▶ TASK INSTRUCTIONS: Repeat the material below word for word and leave out all pictures.
— START MATERIAL PROVIDED —
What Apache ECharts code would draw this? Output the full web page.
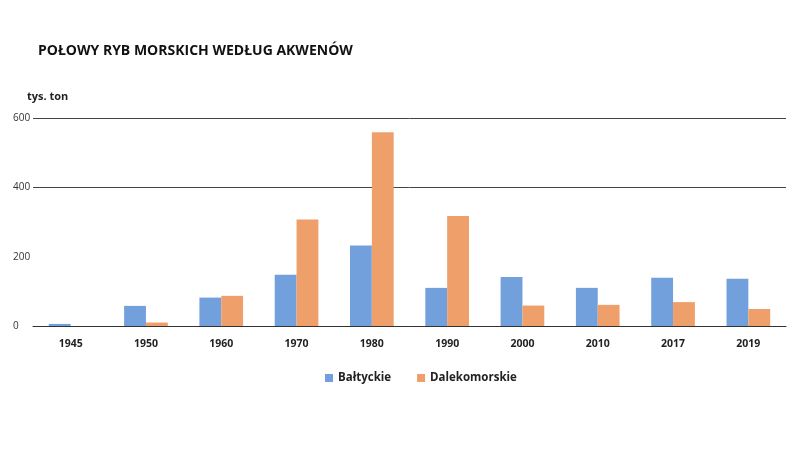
<!DOCTYPE html>
<html>
<head>
<meta charset="utf-8">
<script src="https://cdn.jsdelivr.net/npm/echarts@6/dist/echarts.min.js"></script>
<style>
  html, body { margin: 0; padding: 0; background: #fff; }
  #chart { width: 800px; height: 450px; }
</style>
</head>
<body>
<div id="chart"></div>
<script>
const years = ['1945', '1950', '1960', '1970', '1980', '1990', '2000', '2010', '2017', '2019'];
const baltyckie = [6, 58, 82, 148, 232, 110, 141, 110, 139, 136];
const dalekomorskie = [0, 10, 87, 307, 559, 317, 59, 61, 69, 49];
const yTicks = [0, 200, 400, 600];

const chart = echarts.init(document.getElementById('chart'));

const option = {
    textStyle: { fontFamily: 'Open Sans' },
    title: [
        {
            text: 'POŁOWY RYB MORSKICH WEDŁUG AKWENÓW',
            left: 33,
            top: 39,
            textStyle: { fontSize: 14, fontWeight: 'bold', color: '#111' }
        },
        {
            text: 'tys. ton',
            left: 22,
            top: 86,
            textStyle: { fontSize: 11, fontWeight: 'bold', color: '#222' }
        }
    ],
    legend: {
        top: 367,
        left: 320,
        itemWidth: 8,
        itemHeight: 8,
        itemGap: 26,
        icon: 'rect',
        textStyle: { fontSize: 11.5, fontWeight: 'bold', color: '#222' },
        data: ['Bałtyckie', 'Dalekomorskie']
    },
    grid: { left: 33, right: 14, top: 118, bottom: 124 },
    xAxis: {
        type: 'category',
        data: years,
        axisLine: { lineStyle: { color: '#333', width: 1 } },
        axisTick: { show: false },
        axisLabel: { fontSize: 10.5, fontWeight: 'bold', color: '#222', margin: 13 }
    },
    yAxis: {
        type: 'value',
        min: yTicks[0],
        max: yTicks[yTicks.length - 1],
        interval: 200,
        axisLine: { show: false },
        axisTick: { show: false },
        axisLabel: { fontSize: 10, color: '#333', align: 'left', margin: 20 },
        splitLine: { lineStyle: { color: ['#444', 'rgba(0,0,0,0)', '#444', '#444'], width: 1 } }
    },
    series: [
        {
            name: 'Bałtyckie',
            type: 'bar',
            data: baltyckie,
            barGap: '0%',
            barCategoryGap: '42%',
            itemStyle: { color: '#72a0dc' }
        },
        {
            name: 'Dalekomorskie',
            type: 'bar',
            data: dalekomorskie,
            itemStyle: { color: '#efa06a' }
        }
    ]
};

chart.setOption(option);
</script>
</body>
</html>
— END MATERIAL PROVIDED —
▶ WRITTEN SOLUTION:
What Apache ECharts code would draw this? Output the full web page.
<!DOCTYPE html>
<html>
<head>
<meta charset="utf-8">
<script src="https://cdn.jsdelivr.net/npm/echarts@6/dist/echarts.min.js"></script>
<style>
  html, body { margin: 0; padding: 0; background: #fff; }
  #chart { width: 800px; height: 450px; }
</style>
</head>
<body>
<div id="chart"></div>
<script>
const years = ['1945', '1950', '1960', '1970', '1980', '1990', '2000', '2010', '2017', '2019'];
const baltyckie = [6, 58, 82, 148, 232, 110, 141, 110, 139, 136];
const dalekomorskie = [0, 10, 87, 307, 559, 317, 59, 61, 69, 49];
const yTicks = [0, 200, 400, 600];

const chart = echarts.init(document.getElementById('chart'));

const option = {
    textStyle: { fontFamily: 'Open Sans' },
    title: [
        {
            text: 'POŁOWY RYB MORSKICH WEDŁUG AKWENÓW',
            left: 33,
            top: 39,
            textStyle: { fontSize: 14, fontWeight: 'bold', color: '#111' }
        },
        {
            text: 'tys. ton',
            left: 22,
            top: 86,
            textStyle: { fontSize: 11, fontWeight: 'bold', color: '#222' }
        }
    ],
    legend: {
        top: 367,
        left: 320,
        itemWidth: 8,
        itemHeight: 8,
        itemGap: 26,
        icon: 'rect',
        textStyle: { fontSize: 11.5, fontWeight: 'bold', color: '#222' },
        data: ['Bałtyckie', 'Dalekomorskie']
    },
    grid: { left: 33, right: 14, top: 118, bottom: 124 },
    xAxis: {
        type: 'category',
        data: years,
        axisLine: { lineStyle: { color: '#333', width: 1 } },
        axisTick: { show: false },
        axisLabel: { fontSize: 10.5, fontWeight: 'bold', color: '#222', margin: 13 }
    },
    yAxis: {
        type: 'value',
        min: yTicks[0],
        max: yTicks[yTicks.length - 1],
        interval: 200,
        axisLine: { show: false },
        axisTick: { show: false },
        axisLabel: { fontSize: 10, color: '#333', align: 'left', margin: 20 },
        splitLine: { lineStyle: { color: ['#444', 'rgba(0,0,0,0)', '#444', '#444'], width: 1 } }
    },
    series: [
        {
            name: 'Bałtyckie',
            type: 'bar',
            data: baltyckie,
            barGap: '0%',
            barCategoryGap: '42%',
            itemStyle: { color: '#72a0dc' }
        },
        {
            name: 'Dalekomorskie',
            type: 'bar',
            data: dalekomorskie,
            itemStyle: { color: '#efa06a' }
        }
    ]
};

chart.setOption(option);
</script>
</body>
</html>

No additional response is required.